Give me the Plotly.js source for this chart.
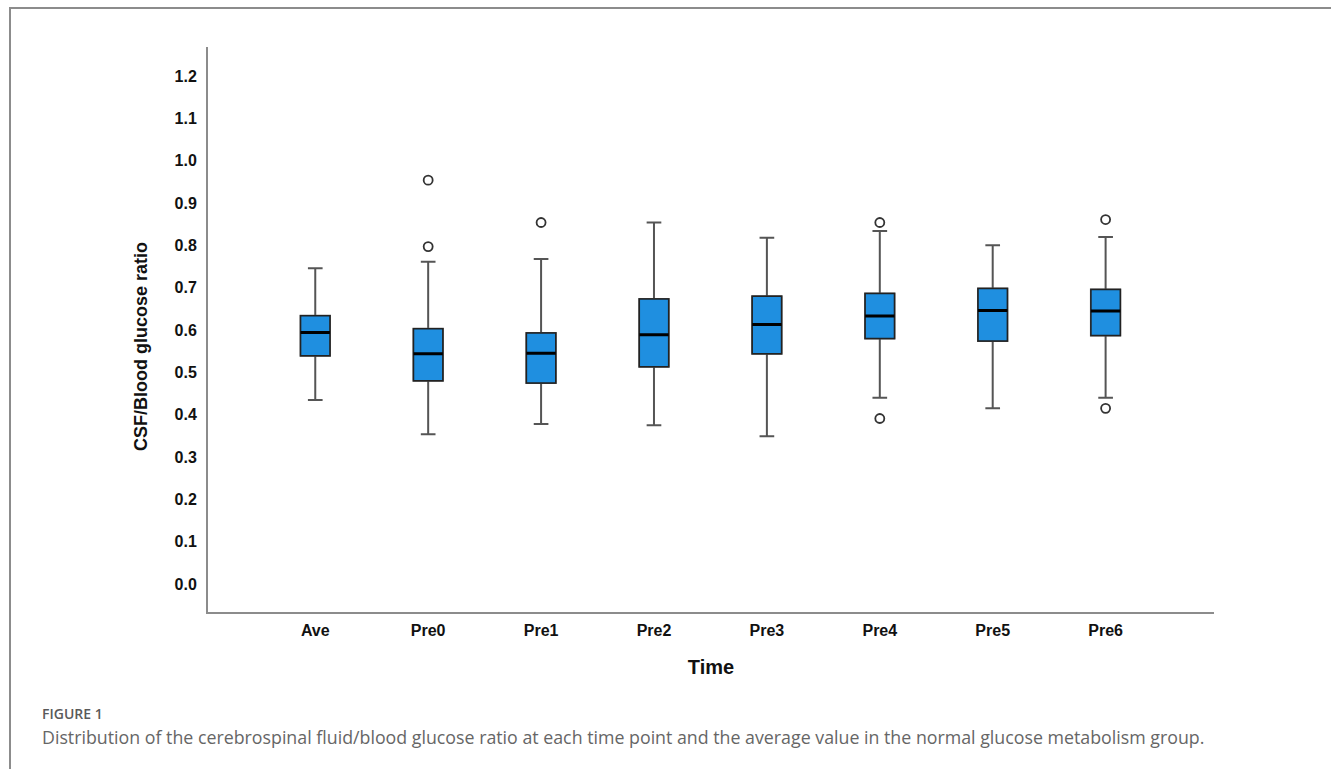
<!DOCTYPE html>
<html>
<head>
<meta charset="utf-8">
<script src="https://cdn.plot.ly/plotly-3.0.1.min.js"></script>
<style>
  html, body { margin: 0; padding: 0; background: #fff; }
  #wrap { position: relative; width: 1331px; height: 769px; overflow: hidden; }
  #frame { position: absolute; left: 9px; top: 7px; width: 1340px; height: 800px;
           border-left: 2px solid #8c8c8c; border-top: 2px solid #8c8c8c; box-sizing: border-box; }
  #chart { position: absolute; left: 0; top: 0; width: 1331px; height: 769px; }
</style>
</head>
<body>
<div id="wrap">
  <div id="frame"></div>
  <div id="chart"></div>
</div>
<script>
// ---- data ----
const categories = ["Ave", "Pre0", "Pre1", "Pre2", "Pre3", "Pre4", "Pre5", "Pre6"];
const lowerWhisker = [0.435, 0.354, 0.378, 0.375, 0.349, 0.440, 0.415, 0.440];
const q1Values     = [0.539, 0.480, 0.475, 0.513, 0.544, 0.580, 0.574, 0.587];
const medianValues = [0.594, 0.544, 0.545, 0.589, 0.613, 0.633, 0.646, 0.645];
const q3Values     = [0.634, 0.603, 0.593, 0.673, 0.680, 0.686, 0.698, 0.696];
const upperWhisker = [0.746, 0.761, 0.768, 0.854, 0.818, 0.834, 0.800, 0.820];
const outlierCats  = ["Pre0", "Pre0", "Pre1", "Pre4", "Pre4", "Pre6", "Pre6"];
const outlierVals  = [0.954, 0.797, 0.854, 0.854, 0.391, 0.861, 0.415];
const yTickVals    = [0, 0.1, 0.2, 0.3, 0.4, 0.5, 0.6, 0.7, 0.8, 0.9, 1.0, 1.1, 1.2];

const boxFill = "#1f8fe0";
const boxW = 0.26;

// whiskers + box (gray lines)
const whiskerTrace = {
  type: "box", x: categories,
  q1: q1Values, median: medianValues, q3: q3Values,
  lowerfence: lowerWhisker, upperfence: upperWhisker,
  width: boxW, whiskerwidth: 0.5,
  fillcolor: boxFill, line: { color: "#555555", width: 2 },
  boxpoints: false, showlegend: false, hoverinfo: "skip"
};
// box outline (dark)
const boxTrace = {
  type: "box", x: categories,
  q1: q1Values, median: medianValues, q3: q3Values,
  lowerfence: q1Values, upperfence: q3Values,
  width: boxW, whiskerwidth: 0,
  fillcolor: boxFill, line: { color: "#222222", width: 1.5 },
  boxpoints: false, showlegend: false, hoverinfo: "skip"
};
// thick median line
const medianTrace = {
  type: "box", x: categories,
  q1: medianValues, median: medianValues, q3: medianValues,
  lowerfence: medianValues, upperfence: medianValues,
  width: boxW, whiskerwidth: 0,
  fillcolor: "rgba(0,0,0,0)", line: { color: "#000000", width: 3 },
  boxpoints: false, showlegend: false, hoverinfo: "skip"
};
const outlierTrace = {
  type: "scatter", mode: "markers", x: outlierCats, y: outlierVals,
  marker: { symbol: "circle-open", size: 9, color: "#333333", line: { width: 1.8, color: "#333333" } },
  showlegend: false, hoverinfo: "skip"
};

const axisFont = { family: "Liberation Sans, Arial, sans-serif", size: 16, color: "#111111", weight: "bold" };

const layout = {
  width: 1331, height: 769,
  margin: { l: 208, r: 117, t: 47, b: 157 },
  paper_bgcolor: "rgba(0,0,0,0)", plot_bgcolor: "rgba(0,0,0,0)",
  boxmode: "overlay",
  showlegend: false,
  xaxis: {
    type: "category", categoryorder: "array", categoryarray: categories,
    range: [-0.95, 7.96],
    showline: true, linecolor: "#8c8c8c", linewidth: 2,
    showgrid: false, zeroline: false, ticks: "",
    tickfont: axisFont, ticklabelstandoff: 3,
    title: { text: "Time", font: { family: "Liberation Sans, Arial, sans-serif", size: 20, color: "#111111", weight: "bold" }, standoff: 22 }
  },
  yaxis: {
    range: [-0.066, 1.2685],
    tickvals: yTickVals, tickformat: ".1f",
    showline: true, linecolor: "#8c8c8c", linewidth: 2,
    showgrid: false, zeroline: false, ticks: "",
    tickfont: axisFont, ticklabelstandoff: 6
  },
  annotations: [
    { text: "CSF/Blood glucose ratio", textangle: -90, xref: "paper", yref: "paper",
      x: (141 - 208) / 1006, y: (612 - 347) / 565, xanchor: "center", yanchor: "middle", showarrow: false,
      font: { family: "Liberation Sans, Arial, sans-serif", size: 18, color: "#111111", weight: "bold" } },
    { text: "FIGURE 1", xref: "paper", yref: "paper",
      x: (40 - 208) / 1006, y: (612 - 713) / 565, xanchor: "left", yanchor: "middle", showarrow: false,
      font: { family: "Open Sans, sans-serif", size: 14, color: "#5a5a5a", weight: 600 } },
    { text: "Distribution of the cerebrospinal fluid/blood glucose ratio at each time point and the average value in the normal glucose metabolism group.",
      xref: "paper", yref: "paper",
      x: (40 - 208) / 1006, y: (612 - 737) / 565, xanchor: "left", yanchor: "middle", showarrow: false,
      font: { family: "Open Sans, sans-serif", size: 17.8, color: "#666666" } }
  ]
};

Plotly.newPlot("chart", [whiskerTrace, boxTrace, medianTrace, outlierTrace], layout, { displayModeBar: false, staticPlot: true });
</script>
</body>
</html>
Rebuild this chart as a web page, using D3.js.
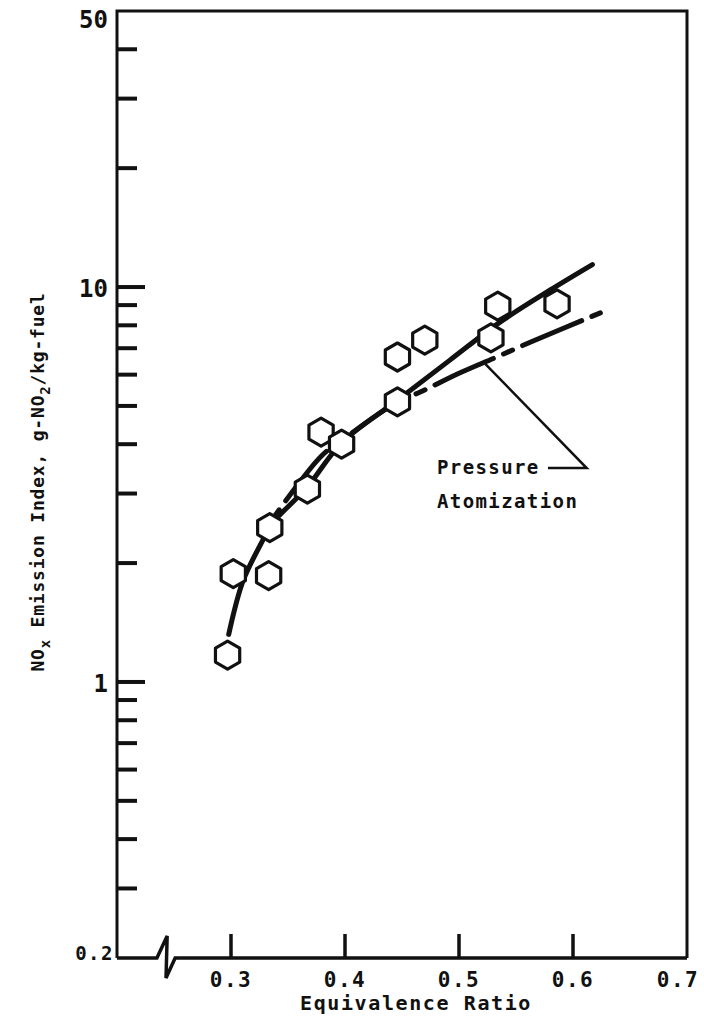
<!DOCTYPE html>
<html>
<head>
<meta charset="utf-8">
<script src="https://cdn.jsdelivr.net/npm/d3@7"></script>
<style>
  html, body { margin: 0; padding: 0; background: #fff; }
  svg { display: block; }
  text { font-family: "DejaVu Sans Mono", "Liberation Mono", monospace; fill: #111; font-weight: bold; }
</style>
</head>
<body>
<svg id="chart" width="704" height="1019"></svg>
<script>
// Equivalence ratio of each measured point and its NOx emission index (g-NO2/kg-fuel)
const phi   = [0.297, 0.302, 0.333, 0.334, 0.367, 0.379, 0.397, 0.446, 0.446, 0.470, 0.528, 0.534, 0.586];
const noxEI = [1.17,  1.88,  1.86,  2.46,  3.08,  4.29,  4.00,  6.65,  5.12,  7.34,  7.43,  8.95,  9.06];

// Fitted curve through all points
const fitPhi = [0.298, 0.3105, 0.328, 0.334, 0.367, 0.397, 0.446, 0.492, 0.536, 0.580, 0.617];
const fitEI  = [1.32,  1.80,   2.29,  2.48,  3.12,  4.03,  5.17,  6.53,  8.15,  9.83,  11.4];

// Pressure atomization curve
const paPhi = [0.335, 0.360, 0.380, 0.400, 0.446, 0.466, 0.500, 0.533, 0.565, 0.624];
const paEI  = [2.55,  3.20,  3.75,  4.15,  5.12,  5.42,  6.05,  6.65,  7.30,  8.60];

// Axis ticks
const xTicks = [0.3, 0.4, 0.5, 0.6, 0.7];
const yMajorTicks = [1, 10];
const yMinorTicks = [0.3, 0.4, 0.5, 0.6, 0.7, 0.8, 0.9, 2, 3, 4, 5, 6, 7, 8, 9, 20, 30, 40];
const yTickLabels = [0.2, 1, 10, 50];

const svg = d3.select("#chart");
const x = d3.scaleLinear().domain([0.2, 0.7]).range([117, 687]);
const y = d3.scaleLog().domain([0.2, 50]).range([958, 11]);
const y0 = y(0.2);

// Frame: left, top and right sides
svg.append("path")
  .attr("d", `M${x(0.2)},${y0} L${x(0.2)},${y(50)} L${x(0.7)},${y(50)} L${x(0.7)},${y0}`)
  .attr("fill", "none").attr("stroke", "#111").attr("stroke-width", 3);

// Bottom axis with a scale break near the origin
svg.append("path")
  .attr("d", `M${x(0.2)},${y0} L${x(0.235)},${y0} L${x(0.244)},${y0 - 22} L${x(0.243)},${y0 + 20} L${x(0.251)},${y0} L${x(0.7)},${y0}`)
  .attr("fill", "none").attr("stroke", "#111").attr("stroke-width", 3.5)
  .attr("stroke-linejoin", "miter");

// x ticks point up into the plot
svg.append("g").selectAll("line").data(xTicks.filter(d => d < 0.7)).join("line")
  .attr("x1", d => x(d)).attr("x2", d => x(d))
  .attr("y1", y0).attr("y2", y0 - 24)
  .attr("stroke", "#111").attr("stroke-width", 3.5);

svg.append("g").selectAll("text").data(xTicks).join("text")
  .attr("x", d => d === 0.7 ? x(d) - 9 : x(d))
  .attr("y", 987)
  .attr("text-anchor", "middle")
  .attr("font-size", 21).attr("letter-spacing", 1.5)
  .text(d => d3.format(".1f")(d));

svg.append("text")
  .attr("x", 416).attr("y", 1010)
  .attr("text-anchor", "middle")
  .attr("font-size", 20).attr("letter-spacing", 1.6)
  .text("Equivalence Ratio");

// y ticks
svg.append("g").selectAll("line").data(yMajorTicks).join("line")
  .attr("x1", x(0.2)).attr("x2", x(0.2) + 28)
  .attr("y1", d => y(d)).attr("y2", d => y(d))
  .attr("stroke", "#111").attr("stroke-width", 4);
svg.append("g").selectAll("line").data(yMinorTicks).join("line")
  .attr("x1", x(0.2)).attr("x2", x(0.2) + 20)
  .attr("y1", d => y(d)).attr("y2", d => y(d))
  .attr("stroke", "#111").attr("stroke-width", 4);

svg.append("g").selectAll("text").data(yTickLabels).join("text")
  .attr("x", d => d === 0.2 ? 114 : 108)
  .attr("y", d => d === 0.2 ? y(d) + 2 : d === 50 ? y(d) + 17 : y(d) + 10)
  .attr("text-anchor", "end")
  .attr("font-size", d => d === 0.2 ? 19 : 24)
  .attr("letter-spacing", d => d === 0.2 ? 1.5 : 0)
  .text(d => String(d));

// y axis title
const yTitle = svg.append("text")
  .attr("transform", "translate(44,482) rotate(-90)")
  .attr("text-anchor", "middle")
  .attr("font-size", 18).attr("letter-spacing", 0.8);
yTitle.append("tspan").text("NO");
yTitle.append("tspan").attr("font-size", 14).attr("dy", 6).text("x");
yTitle.append("tspan").attr("dy", -6).text(" Emission Index, g-NO");
yTitle.append("tspan").attr("font-size", 14).attr("dy", 6).text("2");
yTitle.append("tspan").attr("dy", -6).text("/kg-fuel");

// Curves
const line = d3.line().x(d => x(d[0])).y(d => y(d[1])).curve(d3.curveCatmullRom.alpha(0.5));

const paPath = svg.append("path")
  .datum(paPhi.map((p, i) => [p, paEI[i]]))
  .attr("d", line)
  .attr("fill", "none").attr("stroke", "#111").attr("stroke-width", 5)
  .attr("stroke-linecap", "round");

// Align the long-short dash pattern so a long dash starts at phi = 0.479
const node = paPath.node();
const total = node.getTotalLength();
let lo = 0, hi = total;
for (let k = 0; k < 40; k++) {
  const mid = (lo + hi) / 2;
  if (node.getPointAtLength(mid).x < x(0.479)) lo = mid; else hi = mid;
}
const period = 64 + 11 + 10 + 11;
paPath.attr("stroke-dasharray", "64,11,10,11")
  .attr("stroke-dashoffset", -(lo % period) + period);

svg.append("path")
  .datum(fitPhi.map((p, i) => [p, fitEI[i]]))
  .attr("d", line)
  .attr("fill", "none").attr("stroke", "#111").attr("stroke-width", 5)
  .attr("stroke-linecap", "round");

// Hexagon markers
const hexR = 14;
const hexPts = d3.range(6).map(k => {
  const a = Math.PI / 2 + k * Math.PI / 3;
  return [hexR * Math.cos(a), hexR * Math.sin(a)];
});
const hexPath = "M" + hexPts.map(p => p.join(",")).join("L") + "Z";

svg.append("g").selectAll("path").data(phi.map((p, i) => [p, noxEI[i]])).join("path")
  .attr("transform", d => `translate(${x(d[0])},${y(d[1])})`)
  .attr("d", hexPath)
  .attr("fill", "#fff").attr("stroke", "#111").attr("stroke-width", 3.2)
  .attr("stroke-linejoin", "round");

// Label with leader to the pressure atomization curve
const leadPhi = 0.523;
let l2 = 0, h2 = total;
for (let k = 0; k < 40; k++) {
  const mid = (l2 + h2) / 2;
  if (node.getPointAtLength(mid).x < x(leadPhi)) l2 = mid; else h2 = mid;
}
const anchor = node.getPointAtLength(l2);
svg.append("path")
  .attr("d", `M${anchor.x},${anchor.y + 2} L${x(0.612)},${y(3.48)} L${x(0.578)},${y(3.48)}`)
  .attr("fill", "none").attr("stroke", "#111").attr("stroke-width", 2.5);

svg.append("text").attr("x", 437).attr("y", 474)
  .attr("font-size", 19).attr("letter-spacing", 1.4).text("Pressure");
svg.append("text").attr("x", 437).attr("y", 508)
  .attr("font-size", 19).attr("letter-spacing", 1.4).text("Atomization");
</script>
</body>
</html>
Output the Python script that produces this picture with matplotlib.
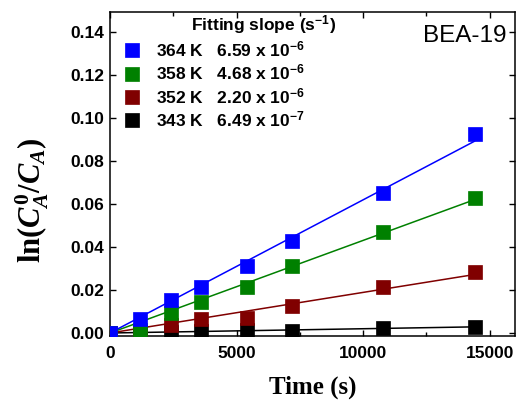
"""
First-order decay of C_A on BEA-19 at four temperatures: ln(C0_A/C_A) vs time,
with a zero-intercept linear fit for each temperature.
"""

import numpy as np
import matplotlib
matplotlib.use("Agg")
import matplotlib.pyplot as plt
from matplotlib import font_manager

# sampling times (s)
time_s = [0, 1200, 2400, 3600, 5400, 7200, 10800, 14400]

# ln(C0_A / C_A) at each temperature
ln_364 = [0.0, 0.0065, 0.0155, 0.0215, 0.0310, 0.0430, 0.0650, 0.0925]
ln_358 = [0.0, 0.0015, 0.0095, 0.0145, 0.0215, 0.0310, 0.0470, 0.0630]
ln_352 = [0.0, 0.0005, 0.0035, 0.0065, 0.0070, 0.0125, 0.0215, 0.0285]
ln_343 = [0.0, 0.0000, 0.0003, 0.0010, 0.0014, 0.0010, 0.0023, 0.0028]

temps = ["343 K", "352 K", "358 K", "364 K"]
slopes = ["6.49 x 10$^{-7}$", "2.20 x 10$^{-6}$", "4.68 x 10$^{-6}$", "6.59 x 10$^{-6}$"]
colors = ["black", "#800000", "#008000", "#0000ff"]
series = [ln_343, ln_352, ln_358, ln_364]

names = {f.name for f in font_manager.fontManager.ttflist}
SANS = "Liberation Sans"
NARROW = "Liberation Sans Narrow" if "Liberation Sans Narrow" in names else SANS
SERIF = "Liberation Serif"

plt.rcParams["mathtext.fontset"] = "custom"
plt.rcParams["mathtext.default"] = "regular"
plt.rcParams["mathtext.it"] = SERIF + ":italic:bold"
plt.rcParams["mathtext.rm"] = SERIF + ":bold"

fig = plt.figure(figsize=(5.21, 4.04), dpi=100)
ax = fig.add_axes([0.2111, 0.1683, 0.7774, 0.8020])

x = np.array(time_s, dtype=float)
handles = []
for ys, c in zip(series, colors):
    y = np.array(ys)
    k = np.sum(x * y) / np.sum(x * x)
    xf = np.array([0.0, x[-1]])
    ax.plot(xf, k * xf, color=c, lw=1.1, zorder=2)
    h, = ax.plot(x, y, ls="none", marker="s", ms=10.5, color=c, mec=c, mew=0.5, zorder=3)
    handles.append(h)

ax.set_xlim(0, 16000)
ax.set_ylim(-0.0014, 0.1493)
ax.set_xticks([0, 5000, 10000, 15000])
ax.set_xticks(np.arange(2500, 16000, 5000), minor=True)
ax.set_yticks(np.arange(0, 0.141, 0.02))
ax.set_yticklabels([f"{v:.2f}" for v in np.arange(0, 0.141, 0.02)])
ax.tick_params(which="both", direction="in", top=True, right=True, width=1.0)
ax.tick_params(which="major", length=4, pad=4)
ax.tick_params(axis="x", which="major", pad=7)
ax.tick_params(which="minor", length=3)
for lab in ax.get_xticklabels() + ax.get_yticklabels():
    lab.set_fontfamily(SANS)
    lab.set_fontweight("bold")
    lab.set_fontsize(12.5)
for sp in ax.spines.values():
    sp.set_linewidth(1.1)

ax.set_xlabel("Time (s)", fontfamily=SERIF, fontweight="bold", fontsize=18, labelpad=11)
ax.set_ylabel(r"ln($\mathit{C}_{\mathit{A}}^{\mathit{0}}$/$\mathit{C}_{\mathit{A}}$)",
              fontfamily=SERIF, fontweight="bold", fontsize=22)
ax.yaxis.set_label_coords(-0.145, 0.42)

ax.text(0.980, 0.907, "BEA-19", transform=ax.transAxes, ha="right", va="baseline",
        fontfamily=SANS, fontsize=17.5)

labels = [f"{t}   {s}" for t, s in zip(temps, slopes)]
leg = ax.legend(handles[::-1], labels[::-1], loc="upper left",
                bbox_to_anchor=(0.033, 0.915), frameon=False, borderpad=0,
                borderaxespad=0, handlelength=1.0, handletextpad=0.9,
                labelspacing=0.2, prop={"family": NARROW, "weight": "bold", "size": 12.5})
ax.text(0.378, 0.96, "Fitting slope (s$^{-1}$)", transform=ax.transAxes,
        ha="center", va="center", fontfamily=NARROW, fontweight="bold", fontsize=12.5)

fig.savefig("out.png", dpi=100)
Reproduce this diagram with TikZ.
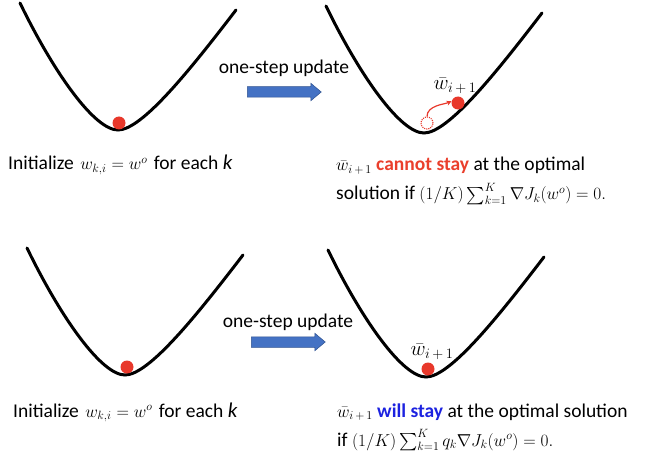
\documentclass[tikz,border=0pt]{standalone}
\usepackage{amsmath}
\usepackage[no-math]{fontspec}
\setmainfont{Carlito}
\usetikzlibrary{shapes.arrows,arrows.meta}
\definecolor{ballred}{HTML}{E8382B}
\definecolor{txtred}{HTML}{EA3F2C}
\definecolor{txtblue}{HTML}{1C22E0}
\definecolor{arrowblue}{HTML}{4472C4}
\definecolor{arrowedge}{HTML}{2F528F}
\newcommand\mth[1]{{\fontsize{18}{21}\selectfont$#1$}}
\newcommand\wbarsub{\bar w_{i\mkern3mu+\mkern3mu1}}
\begin{document}
\begin{tikzpicture}[x=1pt,y=-1pt,
  bowl/.style={line width=3pt, line cap=round},
  ball/.style={circle, fill=ballred, minimum size=13pt, inner sep=0pt},
  ghost/.style={circle, draw=ballred, densely dotted, line width=1.1pt, minimum size=12pt, inner sep=0pt},
  stepnote/.style={font=\fontsize{19.5}{23}\selectfont, inner sep=0pt},
  caption/.style={font=\fontsize{19.5}{23}\selectfont, anchor=base west, inner sep=0pt},
  fatarrow/.style={single arrow, fill=arrowblue, draw=arrowedge, line width=0.5pt,
    minimum height=74pt, inner xsep=0pt, inner ysep=5pt, single arrow head extend=3.5pt,
    single arrow tip angle=80, anchor=west},
  lbl/.style={font=\fontsize{20}{23}\selectfont, inner sep=0pt}]
\useasboundingbox (0,0) rectangle (649,452);
% bowls
\foreach \sx/\sy in {0/0, 306/3, 7/245, 308/247}{
  \begin{scope}[shift={(\sx,\sy)}]
    \draw[bowl] (20,3) .. controls (55,75) and (95,130) .. (118,130)
      .. controls (142,130) and (190,70) .. (236,10);
  \end{scope}
}
% balls
\node[ball] (b1) at (119,123) {};
\node[ghost] (g2) at (427,123) {};
\node[ball] (b2) at (458,103) {};
\node[ball] (b3) at (127,367) {};
\node[ball] (b4) at (428,369) {};
\draw[ballred, line width=1.2pt, -{Stealth[length=5pt,width=5pt]}]
  (g2.north) .. controls +(0,-11) and +(-7,3) .. (b2.165);
% labels
\node[lbl] (l2) at (455,86) {$\wbarsub$};
\node[lbl] (l4) at (432,352) {$\wbarsub$};
% arrows and notes
\node[stepnote] (s1) at (284,68) {one-step update};
\node[fatarrow] (a1) at (247,92) {};
\node[stepnote] (s2) at (288,322) {one-step update};
\node[fatarrow] (a2) at (251,342) {};
% captions
\node[caption] (c1) at (8,170) {Initialize\hspace{2pt} \mth{w_{k,i} = w^o}\hspace{2pt} for each \textit{\fontsize{21}{23}\selectfont k}};
\node[caption] (c2) at (336,171) {\mth{\wbarsub} {\bfseries\color{txtred}cannot stay} at the optimal};
\node[caption] (c3) at (336,200) {solution if \mth{(1/K)\sum_{k=1}^K \nabla J_k(w^o) = 0.}};
\node[caption] (c4) at (13,417) {Initialize\hspace{2pt} \mth{w_{k,i} = w^o}\hspace{2pt} for each \textit{\fontsize{21}{23}\selectfont k}};
\node[caption] (c5) at (337,417) {\mth{\wbarsub} {\bfseries\color{txtblue}will stay} at the optimal solution};
\node[caption] (c6) at (337,446) {if \mth{(1/K)\sum_{k=1}^K q_k\nabla J_k(w^o) = 0.}};
\end{tikzpicture}
\end{document}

-- Short problem --
Gather all lines of the records that include the word "matplotlib".

-- Result of this exercise --
Output the Python script that produces this picture with matplotlib.
import matplotlib
matplotlib.use("Agg")
import matplotlib.pyplot as plt
from matplotlib import font_manager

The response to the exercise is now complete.